GIVEN TASK
Write out, word for word, the stretch of lines beginning at the one with "Generate a Python" and ending at the one with "W, H = 394, 161", omitting the images.

RECORDS FOR THIS EXERCISE
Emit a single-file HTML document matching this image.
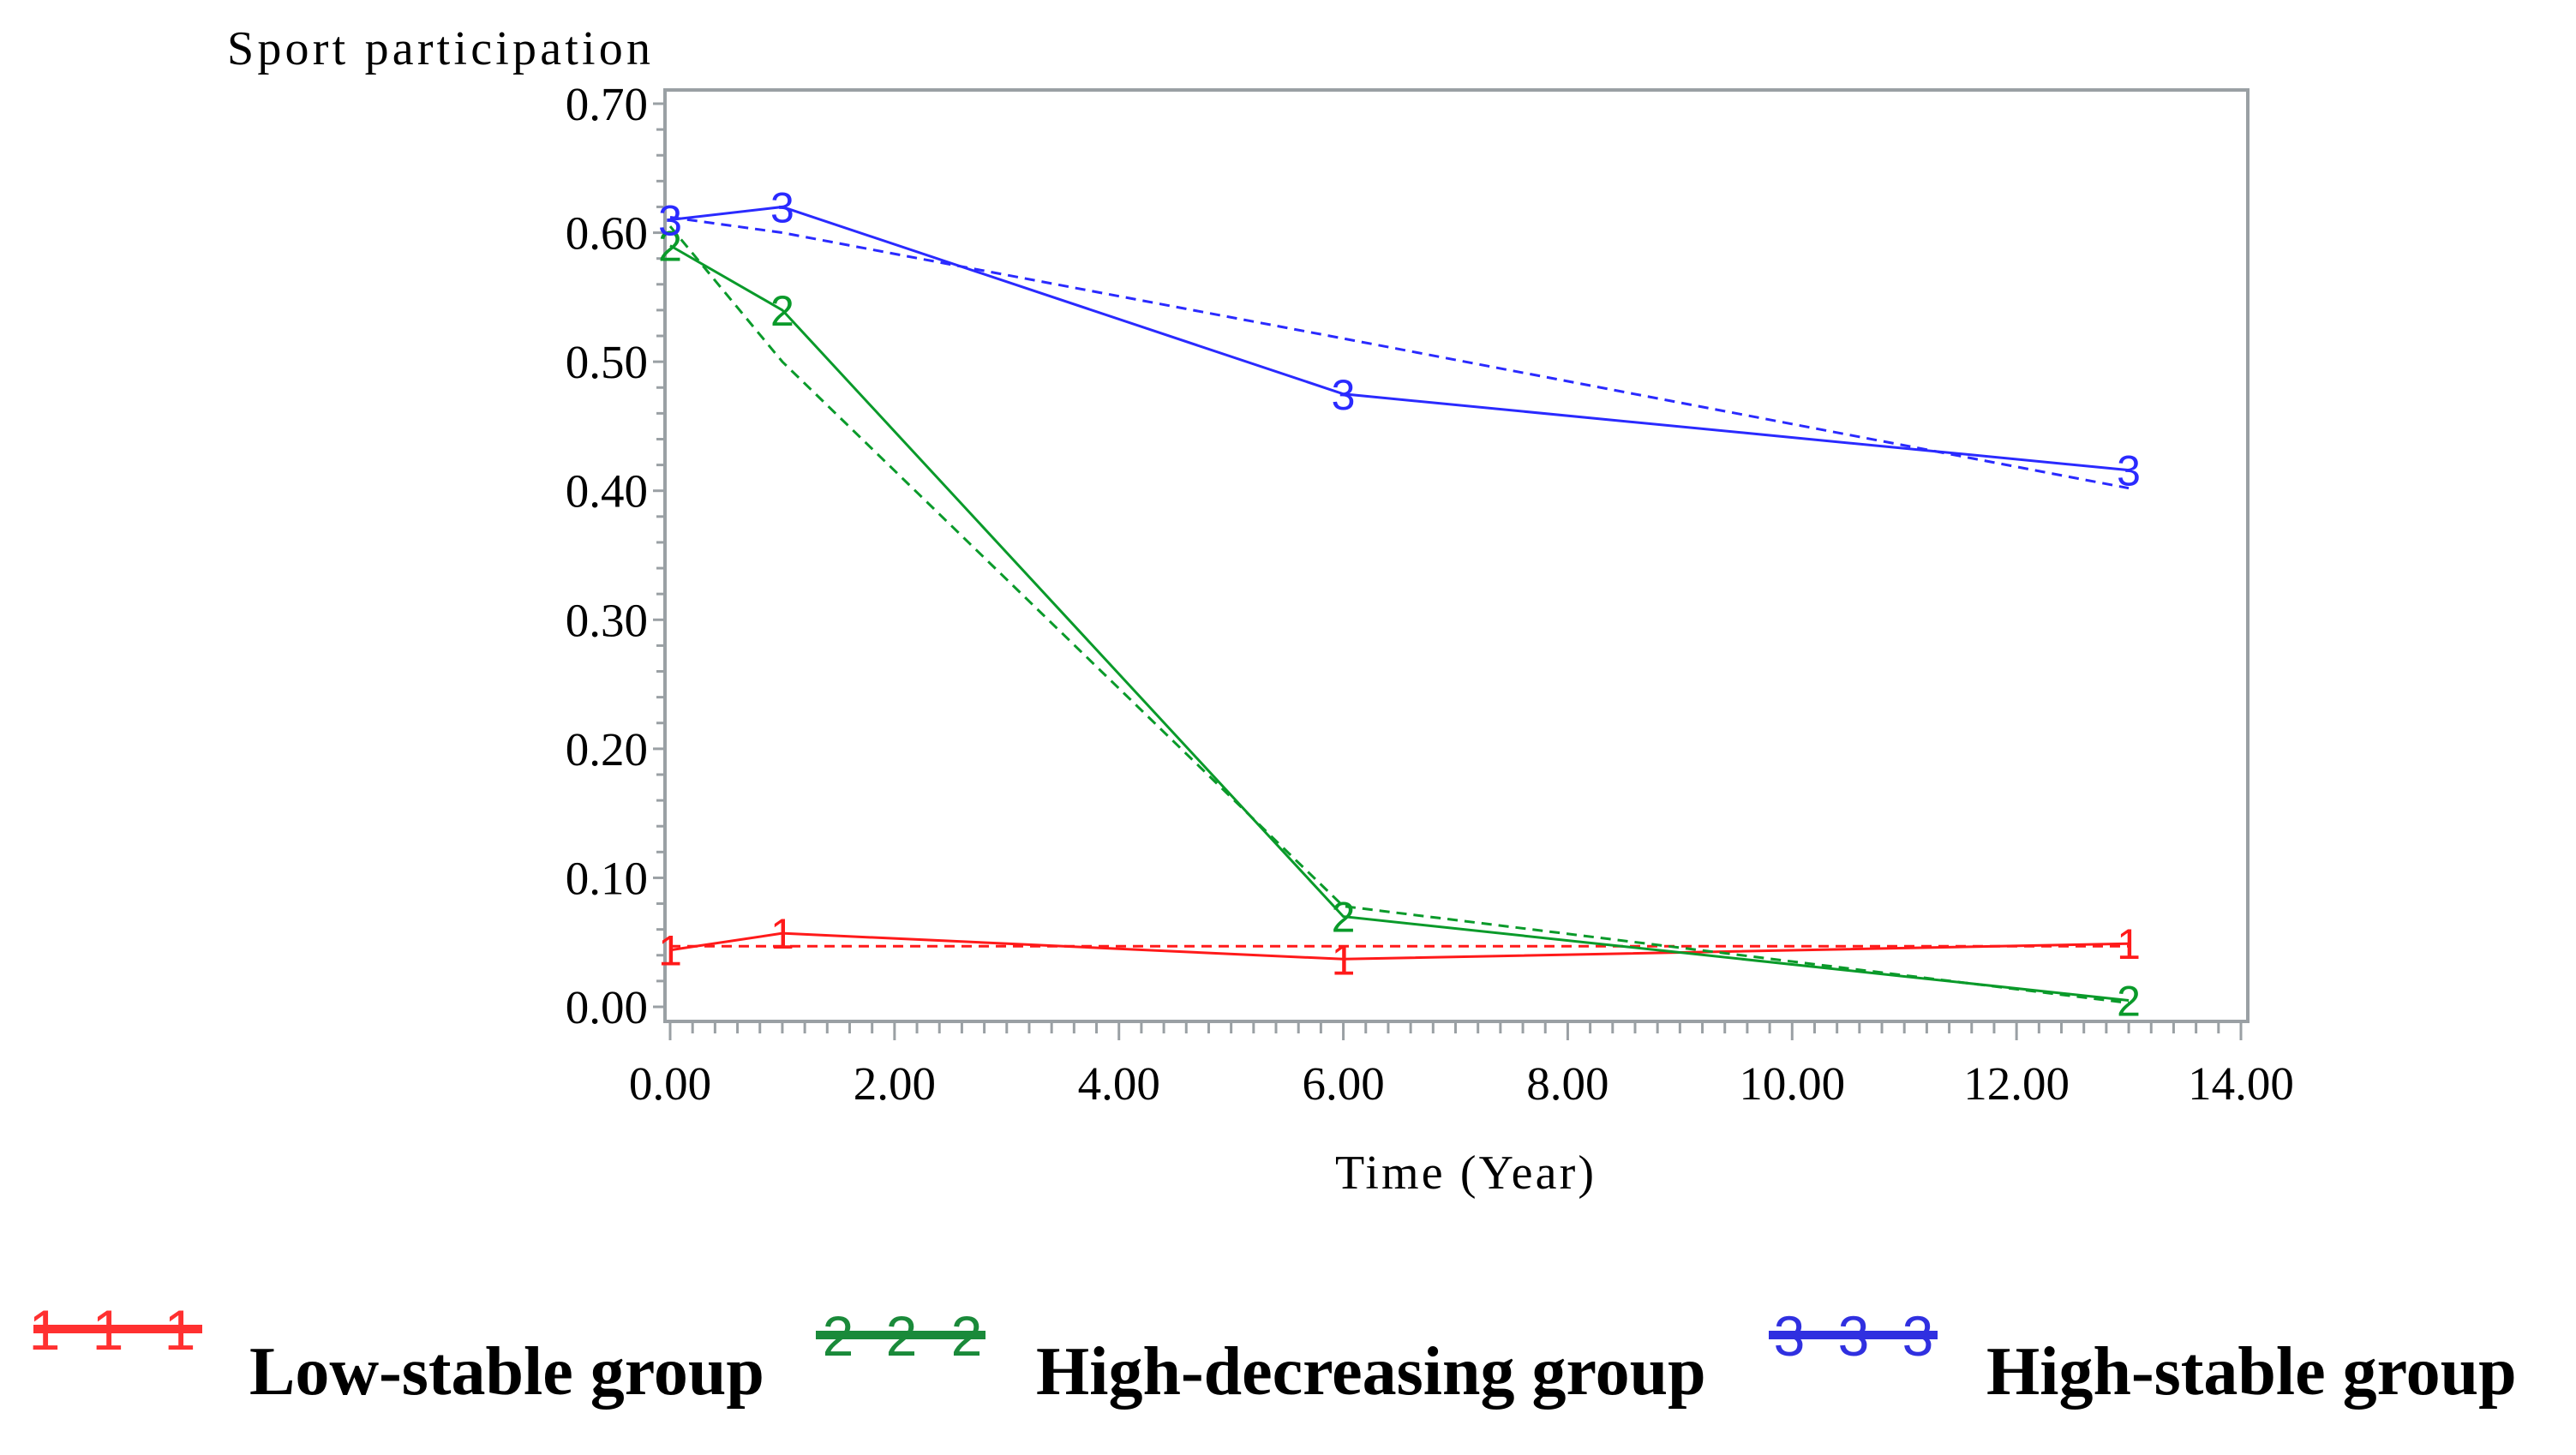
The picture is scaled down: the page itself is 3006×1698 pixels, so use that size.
<!DOCTYPE html>
<html><head><meta charset="utf-8"><style>
body{margin:0;background:#fff;}
svg{display:block;}
text{font-family:"Liberation Serif",serif;}
</style></head><body>
<svg id="c" width="3006" height="1698" xmlns="http://www.w3.org/2000/svg">
<text x="265" y="75" font-size="56" textLength="494" lengthAdjust="spacing">Sport participation</text>
<rect x="776" y="105" width="1847" height="1087" fill="none" stroke="#9aa0a4" stroke-width="4"/>
<text x="1558" y="1387" font-size="56" textLength="302" lengthAdjust="spacing">Time (Year)</text>
<g id="legend">
<text x="291" y="1627" font-size="80" font-weight="bold">Low-stable group</text>
<text x="1209" y="1627" font-size="80" font-weight="bold">High-decreasing group</text>
<text x="2318" y="1627" font-size="80" font-weight="bold">High-stable group</text>
</g>
</svg>
<script>
const xTicks=[0,2,4,6,8,10,12,14];
const yTicks=[0,0.1,0.2,0.3,0.4,0.5,0.6,0.7];
const times=[0,1,6,13];
const lowObs=[0.044,0.057,0.037,0.049];
const lowFit=[0.047,0.047,0.047,0.047];
const decObs=[0.590,0.540,0.070,0.005];
const decFit=[0.605,0.500,0.078,0.003];
const stabObs=[0.610,0.620,0.475,0.416];
const stabFit=[0.612,0.600,0.518,0.402];
const NS='http://www.w3.org/2000/svg';
const svg=document.getElementById('c');
const X=v=>782+v*(2615-782)/14;
const Y=v=>1175-v*(1175-121)/0.7;
function mk(t,a,p){const e=document.createElementNS(NS,t);for(const k in a)e.setAttribute(k,a[k]);(p||svg).appendChild(e);return e;}
for(let i=0;i<=35;i++){const v=i*0.02;const major=Math.abs(v*10-Math.round(v*10))<1e-6;
 const t=mk('line',{x1:major?762:766,x2:776,y1:Y(v),y2:Y(v),stroke:'#9aa0a4','stroke-width':3});
 
 }
yTicks.forEach(v=>{const t=mk('text',{x:756,y:Y(v)+19,'font-size':55,'text-anchor':'end'});t.textContent=v.toFixed(2);
 
 });
for(let i=0;i<=70;i++){const v=i*0.2;const major=i%10==0;
 const t=mk('line',{x1:X(v),x2:X(v),y1:1194,y2:major?1214:1206,stroke:'#9aa0a4','stroke-width':3});
 
 }
xTicks.forEach(v=>{const t=mk('text',{x:X(v),y:1283,'font-size':55,'text-anchor':'middle'});t.textContent=v.toFixed(2);
 
 });
function series(obs,fit,col,lab,name){
 const g=mk('g',{});
 
 
 const f=mk('polyline',{points:times.map((t,i)=>X(t)+','+Y(fit[i])).join(' '),fill:'none',stroke:col,'stroke-width':3,'stroke-dasharray':'12,8'},g);
 
 
 const o=mk('polyline',{points:times.map((t,i)=>X(t)+','+Y(obs[i])).join(' '),fill:'none',stroke:col,'stroke-width':3},g);
 
 
 times.forEach((t,i)=>{
  const m=mk('text',{x:X(t),y:Y(obs[i])+18,'font-size':50,fill:col,'text-anchor':'middle',style:'font-family:"Liberation Sans",sans-serif'},g);
  m.textContent=lab;
  
  });
}
series(lowObs,lowFit,'#ff1a1a','1','low-stable');
series(decObs,decFit,'#0a9a2a','2','high-decreasing');
series(stabObs,stabFit,'#2a2aff','3','high-stable');
const lg=document.getElementById('legend');
function sym(x0,x1,y,col,lab,xs,name){
 const l=mk('line',{x1:x0,x2:x1,y1:y,y2:y,stroke:col,'stroke-width':10},lg);
 
 
 xs.forEach(x=>{const t=mk('text',{x:x,y:y+24,'font-size':66,fill:col,'text-anchor':'middle',style:'font-family:"Liberation Sans",sans-serif'},lg);t.textContent=lab;
  
  });
}
sym(39,236,1551,'#ff3030','1',[52,126,210],'low-stable');
sym(952,1150,1558,'#1a8a3a','2',[978,1052,1128],'high-decreasing');
sym(2064,2261,1558,'#3030e0','3',[2088,2163,2238],'high-stable');
</script>
</body></html>
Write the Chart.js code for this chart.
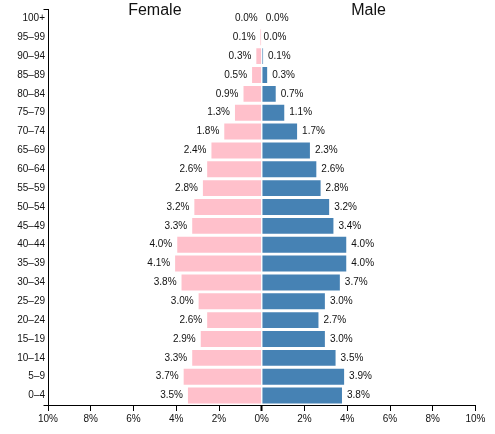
<!DOCTYPE html>
<html>
<head>
<meta charset="utf-8">
<script src="https://cdn.jsdelivr.net/npm/chart.js@4"></script>
<style>
  html, body { margin: 0; padding: 0; background: #fff; }
  #wrap { width: 495px; height: 434px; }
</style>
</head>
<body>
<div id="wrap"><canvas id="pyramid"></canvas></div>
<script>
const ageGroups = ['100+', '95–99', '90–94', '85–89', '80–84', '75–79', '70–74', '65–69', '60–64', '55–59',
  '50–54', '45–49', '40–44', '35–39', '30–34', '25–29', '20–24', '15–19', '10–14', '5–9', '0–4'];
const female = [0.0, 0.1, 0.3, 0.5, 0.9, 1.3, 1.8, 2.4, 2.6, 2.8, 3.2, 3.3, 4.0, 4.1, 3.8, 3.0, 2.6, 2.9, 3.3, 3.7, 3.5];
const male = [0.0, 0.0, 0.1, 0.3, 0.7, 1.1, 1.7, 2.3, 2.6, 2.8, 3.2, 3.4, 4.0, 4.0, 3.7, 3.0, 2.7, 3.0, 3.5, 3.9, 3.8];
const sideTitles = ['Female', 'Male'];

const FONT = '"Liberation Sans", Arial, sans-serif';
const INK = '#111';

// value labels, side titles and the little end ticks on the y axis
const pyramidExtras = {
  id: 'pyramidExtras',
  afterDraw(chart) {
    const {ctx, scales: {x, y}} = chart;
    ctx.save();
    ctx.fillStyle = INK;
    ctx.font = '10px ' + FONT;
    ctx.textBaseline = 'middle';

    chart.getDatasetMeta(0).data.forEach((bar, i) => {
      ctx.textAlign = 'right';
      ctx.fillText(female[i].toFixed(1) + '%', bar.x - 4, bar.y);
    });
    chart.getDatasetMeta(1).data.forEach((bar, i) => {
      ctx.textAlign = 'left';
      ctx.fillText(male[i].toFixed(1) + '%', bar.x + 4, bar.y);
    });

    ctx.font = '16px ' + FONT;
    ctx.textAlign = 'center';
    ctx.textBaseline = 'alphabetic';
    ctx.fillText(sideTitles[0], x.getPixelForValue(-5), 15);
    ctx.fillText(sideTitles[1], x.getPixelForValue(5), 15);

    ctx.strokeStyle = '#000';
    ctx.lineWidth = 1;
    ctx.beginPath();
    const lx = Math.round(x.left) + 0.5;
    [y.top, y.bottom].forEach(py => {
      const yy = Math.round(py) + 0.5;
      ctx.moveTo(lx - 5, yy);
      ctx.lineTo(lx, yy);
    });
    ctx.stroke();
    ctx.restore();
  }
};

new Chart(document.getElementById('pyramid'), {
  type: 'bar',
  data: {
    labels: ageGroups,
    datasets: [
      {label: 'Female', data: female.map(v => -v), backgroundColor: 'pink',
       borderColor: 'rgba(255,255,255,0.45)', borderWidth: 1, borderSkipped: 'start'},
      {label: 'Male', data: male, backgroundColor: 'steelblue',
       borderColor: 'rgba(255,255,255,0.45)', borderWidth: 1, borderSkipped: 'start'}
    ]
  },
  options: {
    indexAxis: 'y',
    responsive: true,
    maintainAspectRatio: false,
    animation: false,
    layout: {padding: {top: 3, right: 19.5, left: 0, bottom: 0}},
    datasets: {bar: {barPercentage: 0.95, categoryPercentage: 1}},
    plugins: {legend: {display: false}, tooltip: {enabled: false}},
    scales: {
      x: {
        stacked: true,
        min: -10,
        max: 10,
        ticks: {
          stepSize: 2,
          padding: 2,
          color: INK,
          font: {family: FONT, size: 10},
          callback: v => Math.abs(v) + '%'
        },
        grid: {drawOnChartArea: false, drawTicks: true, tickLength: 6, tickColor: '#000',
               tickWidth: ctx => (ctx.tick && ctx.tick.value === 0 ? 2 : 1)},
        border: {display: true, color: '#000', width: 1},
        afterFit: s => { s.height = 29; }
      },
      y: {
        stacked: true,
        ticks: {autoSkip: false, padding: 3, color: INK, font: {family: FONT, size: 10}},
        grid: {drawOnChartArea: false, drawTicks: false},
        border: {display: true, color: '#000', width: 1},
        afterFit: s => { s.width = 48; }
      }
    }
  },
  plugins: [pyramidExtras]
});
</script>
</body>
</html>
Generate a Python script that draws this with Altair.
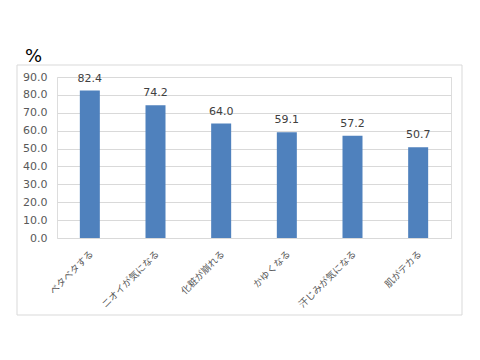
import altair as alt
import pandas as pd

categories = ["ベタベタする", "ニオイが気になる", "化粧が崩れる", "かゆくなる", "汗じみが気になる", "肌がテカる"]
values = [82.4, 74.2, 64.0, 59.1, 57.2, 50.7]
y_ticks = [0, 10, 20, 30, 40, 50, 60, 70, 80, 90]
unit_label = ["%"]

df = pd.DataFrame({"cat": categories, "val": values})

W, H = 394, 161

xenc = alt.X("cat:N", sort=categories, title=None,
             scale=alt.Scale(paddingInner=0, paddingOuter=0),
             axis=alt.Axis(labelAngle=-45, labelAlign="right", labelBaseline="middle",
                           labelPadding=14, labelOffset=2, ticks=False, domain=False,
                           labelFont="Noto Sans CJK JP", labelFontSize=9.5,
                           labelColor="#595959", labelLimit=200, labelOverlap=False))
yenc = alt.Y("val:Q", title=None,
             scale=alt.Scale(domain=[0, 90], nice=False),
             axis=alt.Axis(values=y_ticks, format=".1f", ticks=False, domain=False,
                           gridColor="#d9d9d9", labelPadding=10, labelOverlap=False,
                           labelFont="DejaVu Sans", labelFontSize=11,
                           labelColor="#595959"))

border = alt.Chart(pd.DataFrame({"a": [0]})).mark_rect(
    fill="white", fillOpacity=0, stroke="#d9d9d9", strokeWidth=1
).encode(x=alt.value(-40), x2=alt.value(405), y=alt.value(-12), y2=alt.value(238))

bars = alt.Chart(df).mark_bar(size=20, color="#4f81bd").encode(x=xenc, y=yenc)

labels = alt.Chart(df).mark_text(
    baseline="bottom", dy=-7, font="DejaVu Sans", fontSize=11, color="#404040"
).encode(x=xenc, y=yenc, text=alt.Text("val:Q", format=".1f"))

unit = alt.Chart(pd.DataFrame({"t": unit_label})).mark_text(
    align="left", baseline="alphabetic", font="DejaVu Sans", fontSize=18, color="#000000"
).encode(x=alt.value(-32), y=alt.value(-15), text="t:N")

chart = alt.layer(border, bars, labels, unit).properties(
    width=W, height=H,
    autosize=alt.AutoSizeParams(type="none"),
    padding={"left": 49, "top": 69, "right": 20, "bottom": 100},
).configure_view(stroke=None).configure(background="white")

chart.save("out.html", embed_options={"renderer": "svg", "actions": False})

EXERCISE RESULT
Generate a Python script that draws this with Altair.
import altair as alt
import pandas as pd

categories = ["ベタベタする", "ニオイが気になる", "化粧が崩れる", "かゆくなる", "汗じみが気になる", "肌がテカる"]
values = [82.4, 74.2, 64.0, 59.1, 57.2, 50.7]
y_ticks = [0, 10, 20, 30, 40, 50, 60, 70, 80, 90]
unit_label = ["%"]

df = pd.DataFrame({"cat": categories, "val": values})

W, H = 394, 161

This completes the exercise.